How to Grow Old Gracefully

Here is another tale in the oh-so-ironic “How To” series for Friday Fictioneers. This one is in the form of a prose poem.

The photo prompt this week is courtesy of Emmy L. Gant. It reminds me of an old building or row house, and it put me in mind of my own 100 year old house. Sadly, the condition of my house seems to mirror my own rapidly aging bones–or is it vice versa?

Friday Fictioneers is a lively and friendly international writing community. Between Wednesday and Friday of every week, we each post a 100-word story to share. To learn more about Friday Fictioneers, or to post your own story, please visit our lovely leader’s website, author Rochelle Wisoff-Fields’ Addicted to Purple.

emmy l gant

Photo Copyright: Emmy L. Gant

How to Grow Old Gracefully

by Jan Brown

This house has no more dreams. There are only distant hopes, painful yearnings and blood-chilled fear.

…the fear of growing old.

The piano plays no complete songs. It is dusty, like my vocal cords. Two shallow breaths, a hoarse wheeze, to sing half a measure.

…the silence of my voice.

There are fragments of poetry in the corners. I pull them out with cobwebs. Piece them together clumsily.

…the frailty of my muse.

Etchings line the walls, crucified on wires and nails. My soul is searing in artists’ shades of molten gold and cutting crimson.

…the color of my pain.


To read more Fictioneers’ stories, click the link:

46 thoughts on “How to Grow Old Gracefully

    • Thank you, Alistair. Yes, I agree, quite depressing! One must continue to hope, to restore the rusty voice, to revive the stubborn muse, and to doctor the pain as best one can.

  1. I loved the structure and tone of your story, and the overwhelming sense of despair and fear that the narrator feels at the thought of growing old, not just because of physical decrepitude, but of the threat of the greatest loss: Creativity and the ability to realize one’s artistic vision and ideas.
    It’s mine, at any rate.
    Thank you for visiting my blog and commenting. I’m so glad I read yours!

  2. Very enchanting. To one for whom the shadows lenghhen and days pass quickly
    and for whom the love of things past is cut short by diminished attention span
    Those few moments of fellowship with friends, or with my dog are all that remains

  3. “My soul is searing in artists’ shades of molten gold and cutting crimson.…the color of my pain.”
    And I thought I was negative about growing older! C’mon, we’ll get a drink, we’ll put on some Rolling Stones and we’ll think of … “distant hopes, painful yearnings and blood-chilled fear…the fear of growing old.”

    • Hey, your negativity is nothing compared to mine 😬 I find myself listening to the Stones and fully enjoying myself till I see a recent photo and think: those guys are just a few years older than me, and they look like THAT.

  4. Beautifully written, Jan. And I think it hit a nerve we all feel sometimes as we race into the arms of aging. Personally, I’m still in denial and plan to remain so the rest of my life.

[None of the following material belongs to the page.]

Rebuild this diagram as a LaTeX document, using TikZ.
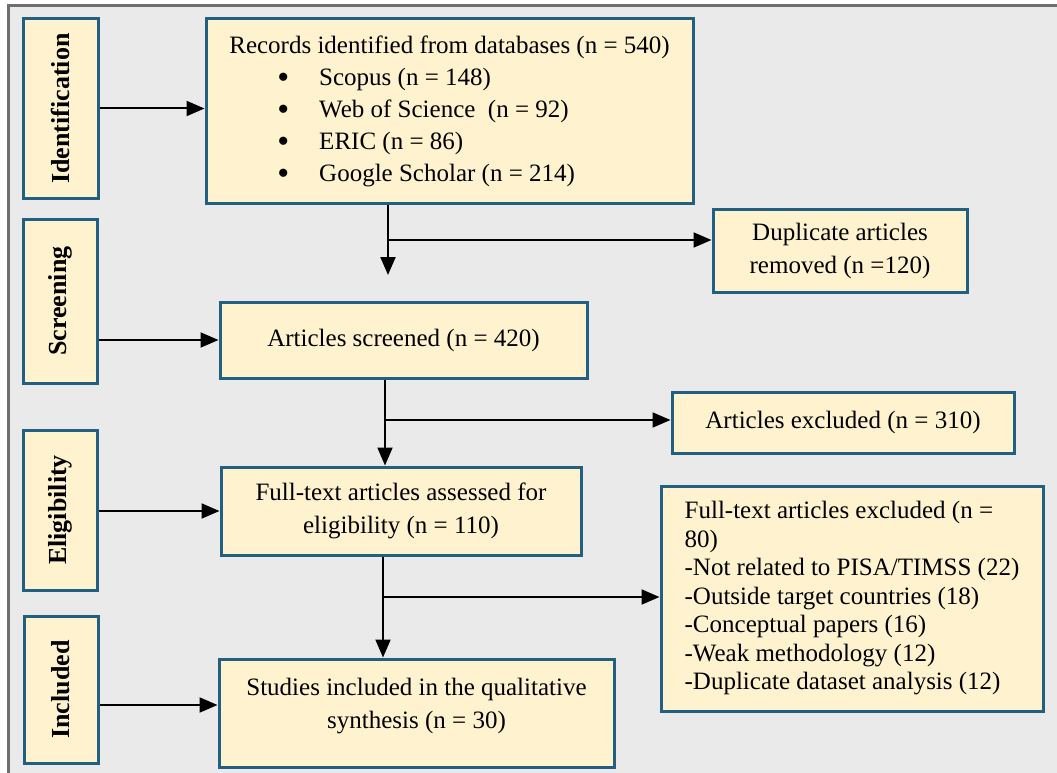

  5. This is wonderful. I love how the deterioration of the house mirrors the fear and pain of its owner. Although there are positive things to be found about getting old too–the weakening of the body and the fear of a weakening mind simply suck and cannot be discussed away.

  6. Wow, this was beautiful, Jan. Growing old is not something anyone seems to look forward to. I sure don’t want to. I think this is one of your best. 🙂 Great writing!